Piment supplémentaire, les instances continuent, au moins dans les divisions inférieures, à privilégier les derbies pour éviter les longs trajets aux supporters, alors que les transports tournent au ralenti.
- Exposition -
La Premier League profite à fond de cette exposition démultipliée, pendant que le reste de l'Europe fait relâche. Affiche du Boxing Day cette année, le déplacement du surprenant leader, Leicester, à Liverpool.
"Le monde entier regarde la Premier League. C'est dur pour les joueurs, mais il faut faire avec", souligne le milieu tchèque d'Arsenal, Tomas Rosicky.
Les entraîneurs aussi se plaignent. Pour Louis Van Gaal , l'entraîneur de Manchester United, ce calendrier démentiel est même la raison pour laquelle "l'équipe d'Angleterre n'a rien gagné depuis des années".
D'année en année, la pression augmente. La perspective de jouer en hiver la Coupe du monde 2022 au Qatar a fait redouter que le Boxing Day puisse être menacé. "Les dates du Mondial nous permettront de préserver la tradition", assure Alastair Bennett, directeur de la communication de la Premier League.
Certains rappellent qu'avant, c'était pire. Jusque dans les années 1950, on jouait deux jours de suite: Noël et Boxing Day.

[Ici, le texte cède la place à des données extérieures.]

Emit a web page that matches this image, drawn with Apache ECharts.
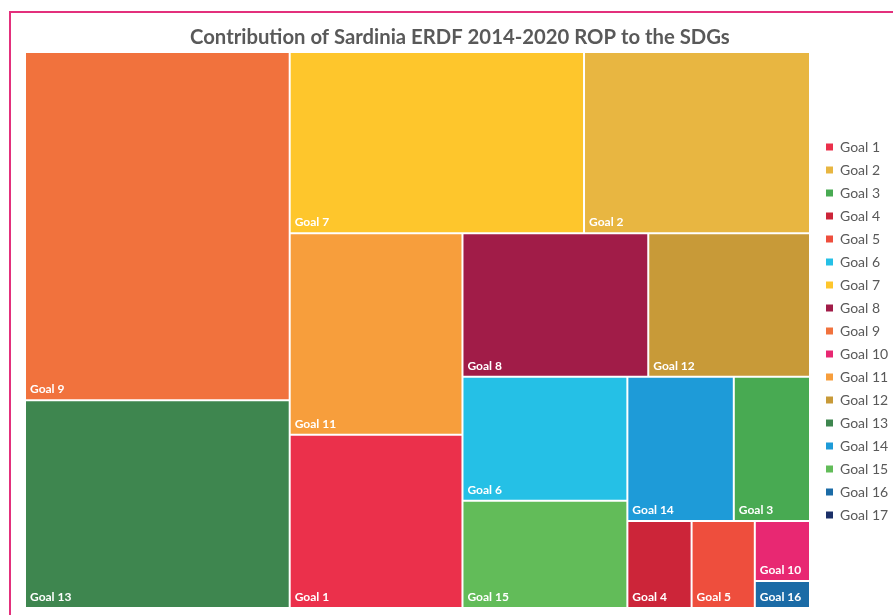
<!DOCTYPE html>
<html>
<head>
<meta charset="utf-8">
<script src="https://cdn.jsdelivr.net/npm/echarts@6/dist/echarts.min.js"></script>
<style>
  html, body { margin: 0; padding: 0; background: #ffffff; }
  #chart { width: 893px; height: 615px; }
</style>
</head>
<body>
<div id="chart"></div>
<script>
// Sustainable Development Goals and the share of the programme attributed to each
const goals = ['Goal 1', 'Goal 2', 'Goal 3', 'Goal 4', 'Goal 5', 'Goal 6', 'Goal 7', 'Goal 8', 'Goal 9',
               'Goal 10', 'Goal 11', 'Goal 12', 'Goal 13', 'Goal 14', 'Goal 15', 'Goal 16', 'Goal 17'];
const shares = [6.86, 9.39, 2.52, 1.28, 1.26, 4.69, 12.23, 6.10, 21.12,
                0.76, 7.97, 5.31, 12.60, 3.52, 4.05, 0.34, 0];
const goalColors = ['#EB304B', '#E8B641', '#48AA52', '#CC2539', '#EE4E3D', '#25C0E6', '#FEC62C', '#A11C48', '#F1723D',
                    '#E82872', '#F79E3C', '#C89A38', '#3E864F', '#1E9BD8', '#62BC59', '#1B6BA6', '#1B3068'];
const chartTitle = 'Contribution of Sardinia ERDF 2014-2020 ROP to the SDGs';

const chart = echarts.init(document.getElementById('chart'), null, { renderer: 'canvas' });

const treeData = goals.map((name, i) => ({
  name: name,
  value: shares[i],
  itemStyle: { color: goalColors[i] }
}));

// Empty series only so the legend lists every goal with its colour
const legendSeries = goals.map((name, i) => ({
  type: 'scatter',
  name: name,
  data: [],
  itemStyle: { color: goalColors[i], opacity: 1 }
}));

chart.setOption({
  animation: false,
  backgroundColor: '#ffffff',
  title: {
    text: chartTitle,
    left: 185,
    top: 22,
    textStyle: { fontFamily: 'Lato', fontWeight: 'bold', fontSize: 20.3, color: '#595959' }
  },
  legend: {
    orient: 'vertical',
    left: 821,
    top: 134,
    icon: 'rect',
    itemWidth: 7,
    itemHeight: 7,
    itemGap: 7,
    selectedMode: false,
    data: goals,
    itemStyle: { opacity: 1 },
    textStyle: { fontFamily: 'Lato', fontSize: 14, color: '#595959', lineHeight: 16, padding: [0, 0, 0, 2] }
  },
  grid: { left: 0, top: 0, width: 1, height: 1, show: false },
  xAxis: { show: false },
  yAxis: { show: false },
  graphic: [{
    type: 'rect',
    silent: true,
    shape: { x: 10, y: 12, width: 900, height: 620 },
    style: { fill: 'none', stroke: '#E3307C', lineWidth: 2 }
  }],
  series: [{
    type: 'treemap',
    left: 26,
    top: 53,
    width: 783,
    height: 554,
    squareRatio: 1,
    roam: false,
    nodeClick: false,
    breadcrumb: { show: false },
    itemStyle: { borderWidth: 0, gapWidth: 2, borderColor: '#ffffff' },
    label: {
      show: true,
      position: 'insideBottomLeft',
      distance: 4,
      padding: 0,
      formatter: '{b}',
      fontFamily: 'Lato',
      fontWeight: 'bold',
      fontSize: 12,
      color: '#ffffff'
    },
    emphasis: { disabled: true },
    data: treeData
  }].concat(legendSeries)
});
</script>
</body>
</html>
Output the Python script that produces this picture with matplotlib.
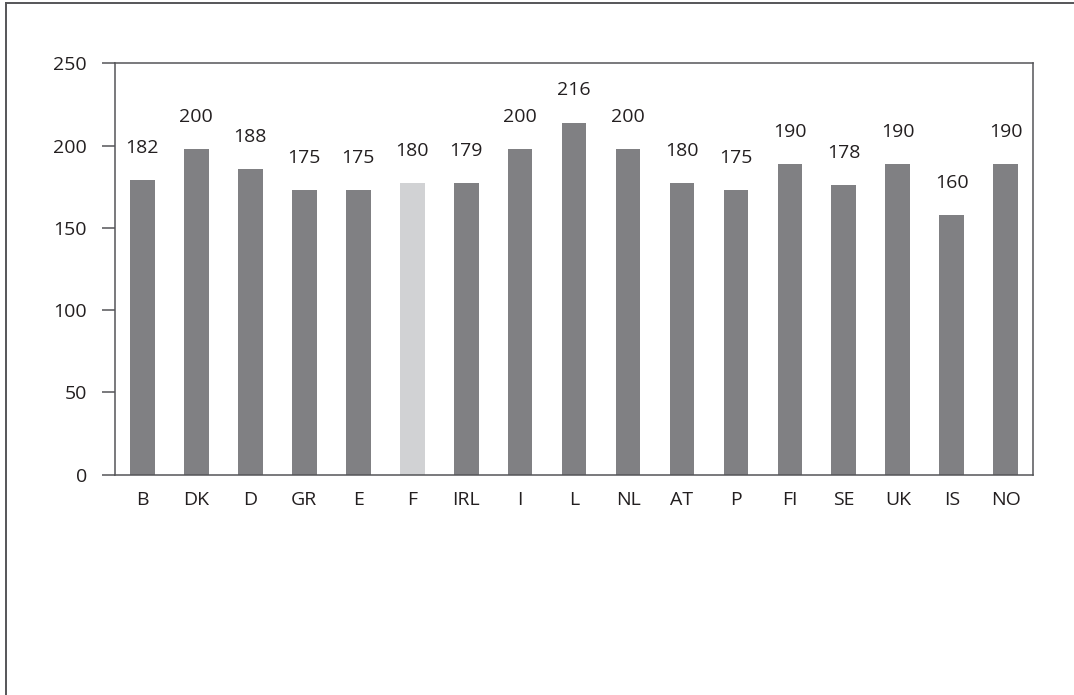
import matplotlib.pyplot as plt
from matplotlib.lines import Line2D

plt.rcParams['font.family'] = ['Open Sans', 'DejaVu Sans']

# countries and values
countries = ['B', 'DK', 'D', 'GR', 'E', 'F', 'IRL', 'I', 'L', 'NL', 'AT', 'P', 'FI', 'SE', 'UK', 'IS', 'NO']
heights = [179, 198, 186, 173, 173, 177, 177, 198, 214, 198, 177, 173, 189, 176, 189, 158, 189]
labels = ['182', '200', '188', '175', '175', '180', '179', '200', '216', '200', '180', '175', '190', '178', '190', '160', '190']
highlight = 'F'

txt = '#231f20'
edge = '#555558'

fig = plt.figure(figsize=(10.74, 6.95), dpi=100)
ax = fig.add_axes([0.1074, 0.317, 0.8542, 0.5919])

colors = ['#d1d2d4' if c == highlight else '#808083' for c in countries]
x = range(len(countries))
ax.bar(x, heights, width=0.46, color=colors, zorder=2)

for i in x:
    ax.annotate(labels[i], (i, heights[i]), xytext=(0, 19.5), textcoords='offset points',
                ha='center', va='baseline', fontsize=14, color=txt)

ax.set_xlim(-0.5, len(countries) - 0.5)
ax.set_ylim(0, 250)
ax.set_yticks([0, 50, 100, 150, 200, 250])
ax.set_xticks(list(x))
ax.set_xticklabels(countries)
ax.tick_params(axis='y', direction='out', length=9.5, width=1.1, color=edge, pad=11, labelsize=14, labelcolor=txt)
ax.tick_params(axis='x', length=0, pad=12, labelsize=14, labelcolor=txt)
for s in ax.spines.values():
    s.set_color(edge)
    s.set_linewidth(1.1)

# outer frame (only left and top are visible)
fig.add_artist(Line2D([6 / 1074, 6 / 1074], [0, 1 - 3 / 695], transform=fig.transFigure, color=edge, lw=1.4))
fig.add_artist(Line2D([6 / 1074, 1], [1 - 3 / 695, 1 - 3 / 695], transform=fig.transFigure, color=edge, lw=1.4))

plt.savefig('out.png', dpi=100)
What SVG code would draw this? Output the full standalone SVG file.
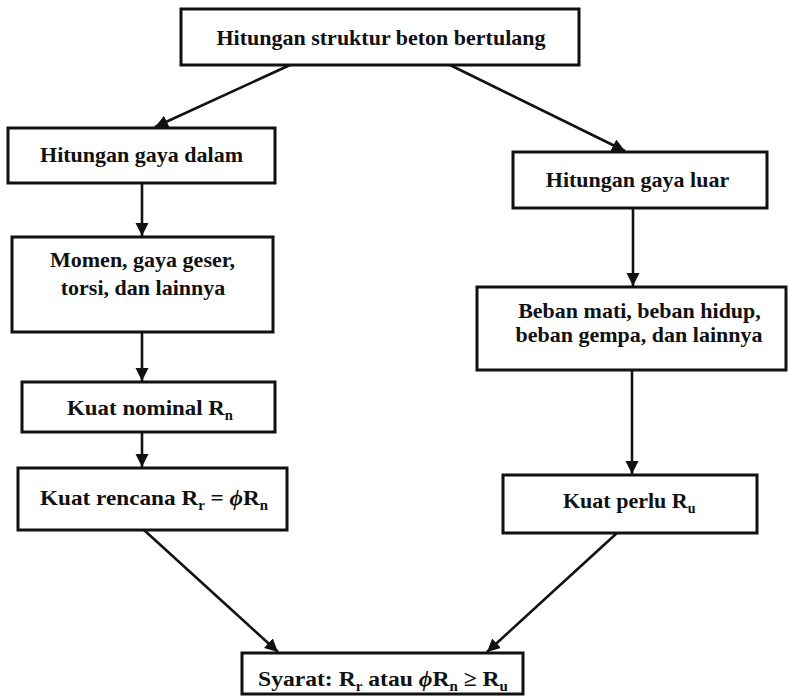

Avant que les changements sociologiques, l'intensité des matches et les sempiternels problèmes de transports -le métro londonien par exemple est fermé à Noël- ne mettent fin à ces "back to back" éreintants.
Un club de troisième division, Brentford, a essayé en 1983 de faire revivre les matches de Noël en voulant accueillir Wimbledon le 25 décembre à 11 heures. "Ce sera l'occasion de faire renaître la vieille tradition où les maris vont au foot à Noël pendant que leurs femmes préparent la dinde", disait alors un porte-parole du club.
Ces propos ont aussitôt soulevé un tollé et le match a finalement été avancé au 24 décembre. Wimbledon s'est imposé 4-3 devant 6.689 spectateurs, dans une ambiance extraordinaire.